Sulla scena musicale americana dell'epoca, però, c'era un altro big dell'ebano, Benny Goodman, il «re dello swing», clarinettista di formazione classica che, quindi, amava i grandi autori, compresi i contemporanei. Un interesse peraltro ricambiato: per Goodman scrissero ad esempio Bela Bartok, Paul Hindemith e Leonard Bernstein. Stravinsky, però, si appoggiò a Herman e il debutto del suo concerto non ebbe il successo sperato. Poco dopo, nel 1947 - non si sa se in risposta a Ebony, ma è una congettura non troppo improbabile - Goodman commissionò ad Aaron Copland un concerto per clarinetto. Le strade di Stravinsky e Goodman si riunirono nel 1965 quando, forse memore della fredda accoglienza del debutto e quasi vent'anni dopo la prima non soddisfacente incisione, il compositore russo scelse proprio il «re dello swing» per registrare nuovamente il suo Ebony Concerto.

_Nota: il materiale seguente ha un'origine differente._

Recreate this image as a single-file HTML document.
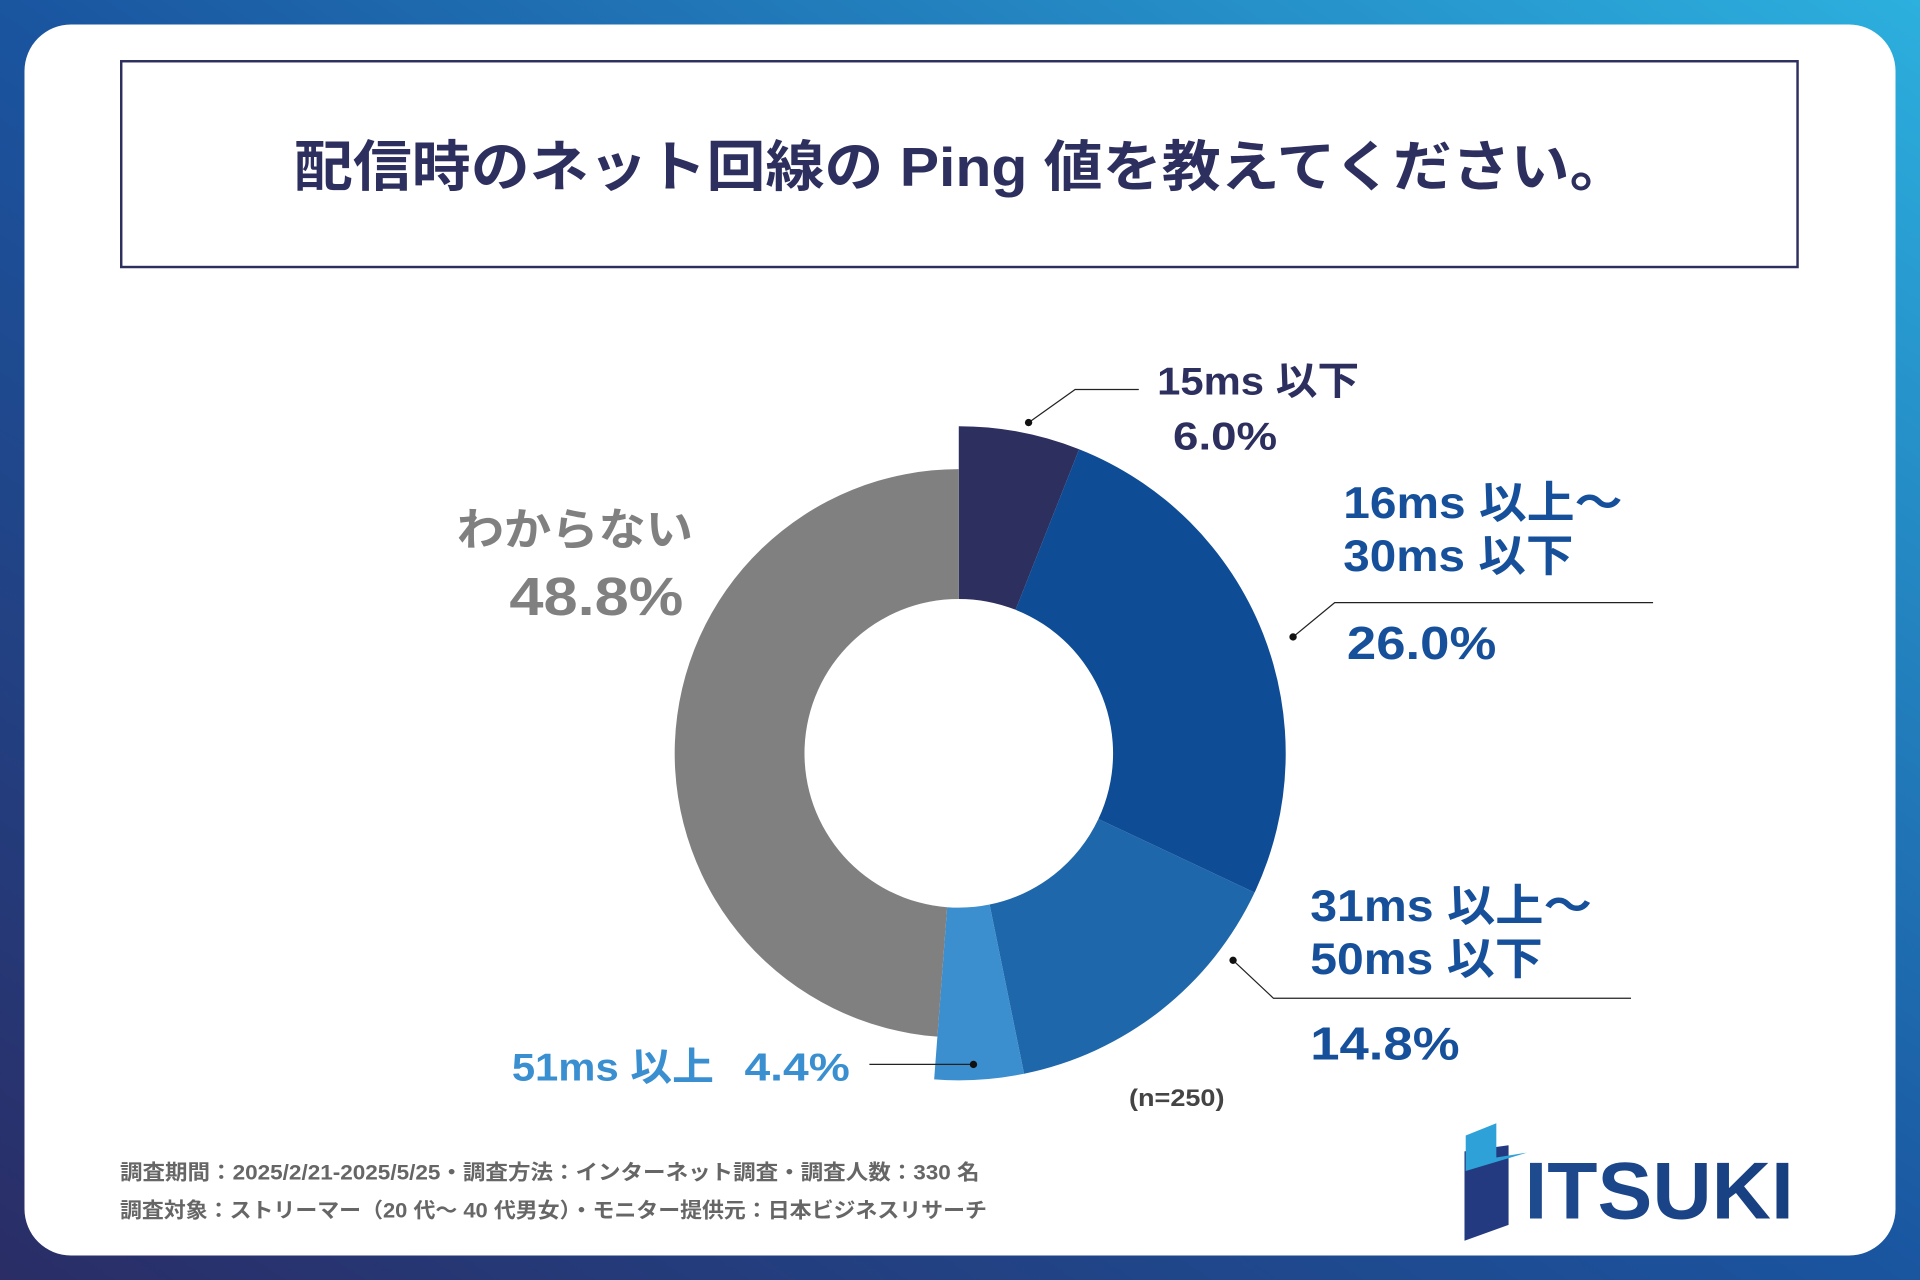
<!DOCTYPE html>
<html><head><meta charset="utf-8"><style>
html,body{margin:0;padding:0;width:1920px;height:1280px;overflow:hidden}
svg text{font-family:"Liberation Sans","Noto Sans CJK JP",sans-serif;font-weight:bold}
</style></head><body>
<svg width="1920" height="1280" viewBox="0 0 1568 1045" preserveAspectRatio="none" xmlns="http://www.w3.org/2000/svg">
<defs>
<linearGradient id="bg" x1="0" y1="1" x2="1" y2="0">
<stop offset="0" stop-color="#2a2d66"/><stop offset="0.5" stop-color="#1a55a0"/><stop offset="1" stop-color="#2cb0de"/>
</linearGradient>
<linearGradient id="lg" x1="0" y1="0" x2="1" y2="0"><stop offset="0" stop-color="#1e4a8f"/><stop offset="1" stop-color="#173f80"/></linearGradient>
</defs>
<rect x="0" y="0" width="1568" height="1045" fill="url(#bg)"/>
<rect x="20" y="20" width="1528" height="1005" rx="38" fill="#fff"/>
<rect x="99" y="50" width="1369" height="168" fill="none" stroke="#2d2f5e" stroke-width="2"/>
<text x="240" y="152" textLength="1090" lengthAdjust="spacingAndGlyphs" font-size="45" fill="#2d2f5e">配信時のネット回線の Ping 値を教えてください。</text>
<g id="donut"></g>
<g>
<text x="945" y="322" textLength="165" lengthAdjust="spacingAndGlyphs" font-size="32" fill="#2d2f5e">15ms 以下</text>
<text x="958" y="367" textLength="85" lengthAdjust="spacingAndGlyphs" font-size="32" fill="#2d2f5e">6.0%</text>
<polyline points="840,345 878,318 930,318" fill="none" stroke="#222" stroke-width="1"/><circle cx="840" cy="345" r="3" fill="#111"/>
<text x="1097" y="423" textLength="228" lengthAdjust="spacingAndGlyphs" font-size="36" fill="#17509a">16ms 以上～</text>
<text x="1097" y="466" textLength="188" lengthAdjust="spacingAndGlyphs" font-size="36" fill="#17509a">30ms 以下</text>
<text x="1100" y="538" textLength="122" lengthAdjust="spacingAndGlyphs" font-size="38" fill="#17509a">26.0%</text>
<polyline points="1056,520 1090,492 1350,492" fill="none" stroke="#222" stroke-width="1"/><circle cx="1056" cy="520" r="3" fill="#111"/>
<text x="1070" y="752" textLength="230" lengthAdjust="spacingAndGlyphs" font-size="36" fill="#17509a">31ms 以上～</text>
<text x="1070" y="795" textLength="190" lengthAdjust="spacingAndGlyphs" font-size="36" fill="#17509a">50ms 以下</text>
<text x="1070" y="865" textLength="122" lengthAdjust="spacingAndGlyphs" font-size="38" fill="#17509a">14.8%</text>
<polyline points="1007,784 1040,815 1332,815" fill="none" stroke="#222" stroke-width="1"/><circle cx="1007" cy="784" r="3" fill="#111"/>
<text x="418" y="882" textLength="165" lengthAdjust="spacingAndGlyphs" font-size="32" fill="#3a8fd0">51ms 以上</text>
<text x="608" y="882" textLength="86" lengthAdjust="spacingAndGlyphs" font-size="32" fill="#3a8fd0">4.4%</text>
<line x1="710" y1="869" x2="795" y2="869" stroke="#222" stroke-width="1"/><circle cx="795" cy="869" r="3" fill="#111"/>
<text x="373" y="445" textLength="193" lengthAdjust="spacingAndGlyphs" font-size="36" fill="#808080">わからない</text>
<text x="416" y="502" textLength="142" lengthAdjust="spacingAndGlyphs" font-size="44" fill="#808080">48.8%</text>
<text x="922" y="903" textLength="78" lengthAdjust="spacingAndGlyphs" font-size="20" fill="#444">(n=250)</text>
</g>
<text x="98" y="963" textLength="702" lengthAdjust="spacingAndGlyphs" font-size="17" fill="#666">調査期間：2025/2/21-2025/5/25・調査方法：インターネット調査・調査人数：330 名</text>
<text x="98" y="994" textLength="708" lengthAdjust="spacingAndGlyphs" font-size="17" fill="#666">調査対象：ストリーマー（20 代～ 40 代男女）・モニター提供元：日本ビジネスリサーチ</text>
<g>
<polygon points="1180,942 1196,940 1196,1013 1232,1000 1232,935 1196,940" fill="#243a80"/>
<polygon points="1197,927 1222,917 1222,945 1247,941 1197,956" fill="#2ea2d8"/>
<text x="1245" y="995" textLength="220" lengthAdjust="spacingAndGlyphs" font-size="66" fill="url(#lg)">ITSUKI</text>
</g>
</svg>
<script>
const categories=["15ms以下","16ms以上～30ms以下","31ms以上～50ms以下","51ms以上","わからない"];
const values=[6.0,26.0,14.8,4.4,48.8];
const colors=["#2d2f5e","#0f4c96","#1e67aa","#3b8fcf","#808080"];
const outerR=[267,267,267,267,232];
const cx=783,cy=615,inner=126;
const g=document.getElementById('donut');
const total=values.reduce((a,b)=>a+b,0);
let a0=0;
function pt(r,a){return [cx+r*Math.sin(a),cy-r*Math.cos(a)];}
values.forEach((v,i)=>{
  const a1=a0+v/total*2*Math.PI, R=outerR[i], lg=(a1-a0)>Math.PI?1:0;
  const p1=pt(R,a0),p2=pt(R,a1),p3=pt(inner,a1),p4=pt(inner,a0);
  const p=document.createElementNS('http://www.w3.org/2000/svg','path');
  p.setAttribute('d',`M${p1} A${R},${R} 0 ${lg} 1 ${p2} L${p3} A${inner},${inner} 0 ${lg} 0 ${p4} Z`);
  p.setAttribute('fill',colors[i]);
  
  
  g.appendChild(p);
  a0=a1;
});
</script>
</body></html>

Dietro alle vicende che portarono Stravinsky e Goodman a incontrarsi c'è tutto un mondo - quello del jazz, dello swing, delle band, dell'America, della Russia, delle influenze tra generi, della contaminazione con la classica - che Biagio Bagini ha deciso di condensare in Swinging Stravinsky (Oligo, pagg. 210, euro 16,90) che, benché sotto forma di romanzo, è molto di più. Attraverso le storie semibiografiche di Igor (Stravinsky) e di Benny (Goodman), Bagini porta infatti alla luce l'America degli anni '40 e '50, l'America delle avanguardie classiche e l'America del jazz in uno spaccato che illumina specularmente la storia della musica.
Stravinsky non era del mondo del jazz, ma era nel mondo del jazz e le vicende che lo legarono ai maggiori clarinettisti swing dell'epoca non furono isolate: il compositore fu un idolo per tutto il gotha jazzistico americano e, per contro, visse guardando bulimicamente a ogni nuovo genere. Nel 1951, ad esempio, incuriosito da quel genio dell'improvvisazione che era Charlie Parker, Stravinsky decise di recarsi a Manhattan, al Birdland, per ascoltare dal vivo il grande sassofonista: «The Bird», quando vide quell'inconfondibile profilo seduto ai tavoli del locale, diede prova del motivo per cui Stravinsky era nel jazz-club inserendo, all'interno della sua Koko, una citazione de L'uccello di fuoco. Che colpo: Stravinsky ne restò talmente folgorato da rovesciare il whisky che aveva nel bicchiere.
Stravinsky fu letteralmente idolatrato anche da Miles Davis e Frank Zappa: il primo nella sua autobiografia raccontò che, quando era allievo alla Juilliard, si recava spesso in biblioteca per consultare quegli spartiti così rivoluzionari; il secondo omaggiò il Sacre du printemps utilizzandone il primo tema in Fountain of Love.
Rileggendo quelle lezioni di Stravinsky ad Harvard, laddove tutto ebbe inizio, quando ancora non poteva prevedere che la sua permanenza negli Stati Uniti sarebbe diventata perenne e che lo avrebbe proiettato al
centro della storia non solo della classica, ma anche del jazz, ne emerge tutto il valore profetico: «Una vera tradizione non è la testimonianza di un passato concluso, ma una forza viva che anima e informa di sé il presente».